• What you are asked to do: Print the lines of the listing below verbatim from its first line through the line bearing "path_ticks = [50, 75, 100, 125, 150, 175]". Any pictures are to be omitted.

=====

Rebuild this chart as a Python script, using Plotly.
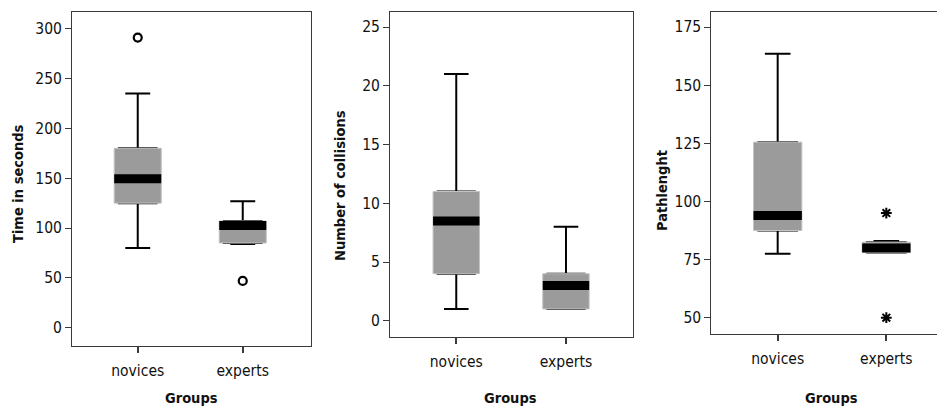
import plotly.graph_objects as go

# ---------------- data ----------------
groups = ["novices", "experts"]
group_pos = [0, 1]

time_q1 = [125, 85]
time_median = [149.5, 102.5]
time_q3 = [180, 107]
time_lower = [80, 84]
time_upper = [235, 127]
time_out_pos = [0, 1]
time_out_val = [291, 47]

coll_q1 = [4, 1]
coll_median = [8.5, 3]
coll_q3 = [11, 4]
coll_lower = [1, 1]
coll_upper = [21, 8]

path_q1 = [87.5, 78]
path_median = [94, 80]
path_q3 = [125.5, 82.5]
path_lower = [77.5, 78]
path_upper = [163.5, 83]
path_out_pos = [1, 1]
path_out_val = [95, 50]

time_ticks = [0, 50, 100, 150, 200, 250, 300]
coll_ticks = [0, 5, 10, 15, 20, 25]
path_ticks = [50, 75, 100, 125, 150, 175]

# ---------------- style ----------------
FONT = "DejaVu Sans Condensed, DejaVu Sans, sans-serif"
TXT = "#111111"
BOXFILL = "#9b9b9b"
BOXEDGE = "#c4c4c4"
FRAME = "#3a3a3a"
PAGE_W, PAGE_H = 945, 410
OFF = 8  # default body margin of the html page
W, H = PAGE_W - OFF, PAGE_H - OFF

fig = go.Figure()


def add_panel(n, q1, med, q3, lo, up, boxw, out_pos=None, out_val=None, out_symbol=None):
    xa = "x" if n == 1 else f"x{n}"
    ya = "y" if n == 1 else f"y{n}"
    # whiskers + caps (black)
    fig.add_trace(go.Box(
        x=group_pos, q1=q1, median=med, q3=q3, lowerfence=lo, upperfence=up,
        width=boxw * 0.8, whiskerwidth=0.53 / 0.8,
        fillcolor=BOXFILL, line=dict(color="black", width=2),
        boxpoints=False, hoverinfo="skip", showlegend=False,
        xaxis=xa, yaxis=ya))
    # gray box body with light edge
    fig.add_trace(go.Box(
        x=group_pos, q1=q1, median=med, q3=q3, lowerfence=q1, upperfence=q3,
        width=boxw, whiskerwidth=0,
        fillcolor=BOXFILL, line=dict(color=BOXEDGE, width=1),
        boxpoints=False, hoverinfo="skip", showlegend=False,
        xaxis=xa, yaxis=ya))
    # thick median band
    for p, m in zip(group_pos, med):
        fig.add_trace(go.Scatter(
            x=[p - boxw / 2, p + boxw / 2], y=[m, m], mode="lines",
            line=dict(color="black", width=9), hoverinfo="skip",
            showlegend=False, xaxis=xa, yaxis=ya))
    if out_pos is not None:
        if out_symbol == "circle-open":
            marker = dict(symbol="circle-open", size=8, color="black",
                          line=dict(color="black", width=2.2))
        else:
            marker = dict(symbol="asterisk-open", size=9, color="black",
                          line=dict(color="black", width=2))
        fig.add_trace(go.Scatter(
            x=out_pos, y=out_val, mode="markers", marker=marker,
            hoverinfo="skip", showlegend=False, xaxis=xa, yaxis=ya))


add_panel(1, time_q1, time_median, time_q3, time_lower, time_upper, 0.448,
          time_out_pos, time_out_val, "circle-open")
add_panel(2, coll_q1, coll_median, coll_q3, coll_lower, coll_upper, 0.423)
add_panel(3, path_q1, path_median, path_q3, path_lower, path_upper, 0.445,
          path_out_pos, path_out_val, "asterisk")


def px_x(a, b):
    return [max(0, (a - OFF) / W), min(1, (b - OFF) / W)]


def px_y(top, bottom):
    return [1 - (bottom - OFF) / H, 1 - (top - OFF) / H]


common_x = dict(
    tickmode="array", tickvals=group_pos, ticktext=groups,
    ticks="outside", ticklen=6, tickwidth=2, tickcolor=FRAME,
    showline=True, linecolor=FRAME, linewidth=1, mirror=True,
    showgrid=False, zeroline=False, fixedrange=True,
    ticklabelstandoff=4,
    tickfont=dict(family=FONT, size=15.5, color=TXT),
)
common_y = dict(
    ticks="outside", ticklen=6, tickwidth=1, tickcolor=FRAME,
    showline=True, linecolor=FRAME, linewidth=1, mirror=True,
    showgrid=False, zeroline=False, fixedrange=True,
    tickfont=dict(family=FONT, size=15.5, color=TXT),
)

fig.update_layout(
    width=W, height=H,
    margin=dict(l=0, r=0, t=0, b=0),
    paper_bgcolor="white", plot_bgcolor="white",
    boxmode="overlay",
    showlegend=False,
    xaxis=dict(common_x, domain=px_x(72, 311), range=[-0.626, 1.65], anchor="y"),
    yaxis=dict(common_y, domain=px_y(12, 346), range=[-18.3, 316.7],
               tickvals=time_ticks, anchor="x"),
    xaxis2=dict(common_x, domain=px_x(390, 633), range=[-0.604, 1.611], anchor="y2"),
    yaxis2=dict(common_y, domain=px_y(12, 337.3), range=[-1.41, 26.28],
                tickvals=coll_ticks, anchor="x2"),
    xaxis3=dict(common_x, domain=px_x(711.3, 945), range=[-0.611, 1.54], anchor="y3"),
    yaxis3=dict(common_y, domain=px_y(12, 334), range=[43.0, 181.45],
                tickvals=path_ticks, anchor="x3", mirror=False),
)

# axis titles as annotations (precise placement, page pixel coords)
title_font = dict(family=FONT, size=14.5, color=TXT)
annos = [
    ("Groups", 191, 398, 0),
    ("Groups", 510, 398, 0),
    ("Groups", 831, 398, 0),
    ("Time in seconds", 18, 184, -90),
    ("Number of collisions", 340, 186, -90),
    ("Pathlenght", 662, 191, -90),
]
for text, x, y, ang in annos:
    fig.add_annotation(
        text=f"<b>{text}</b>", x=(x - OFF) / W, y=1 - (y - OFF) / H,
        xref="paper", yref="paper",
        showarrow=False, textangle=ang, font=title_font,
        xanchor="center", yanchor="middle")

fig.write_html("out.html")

=====

• Written solution:
Rebuild this chart as a Python script, using Plotly.
import plotly.graph_objects as go

# ---------------- data ----------------
groups = ["novices", "experts"]
group_pos = [0, 1]

time_q1 = [125, 85]
time_median = [149.5, 102.5]
time_q3 = [180, 107]
time_lower = [80, 84]
time_upper = [235, 127]
time_out_pos = [0, 1]
time_out_val = [291, 47]

coll_q1 = [4, 1]
coll_median = [8.5, 3]
coll_q3 = [11, 4]
coll_lower = [1, 1]
coll_upper = [21, 8]

path_q1 = [87.5, 78]
path_median = [94, 80]
path_q3 = [125.5, 82.5]
path_lower = [77.5, 78]
path_upper = [163.5, 83]
path_out_pos = [1, 1]
path_out_val = [95, 50]

time_ticks = [0, 50, 100, 150, 200, 250, 300]
coll_ticks = [0, 5, 10, 15, 20, 25]
path_ticks = [50, 75, 100, 125, 150, 175]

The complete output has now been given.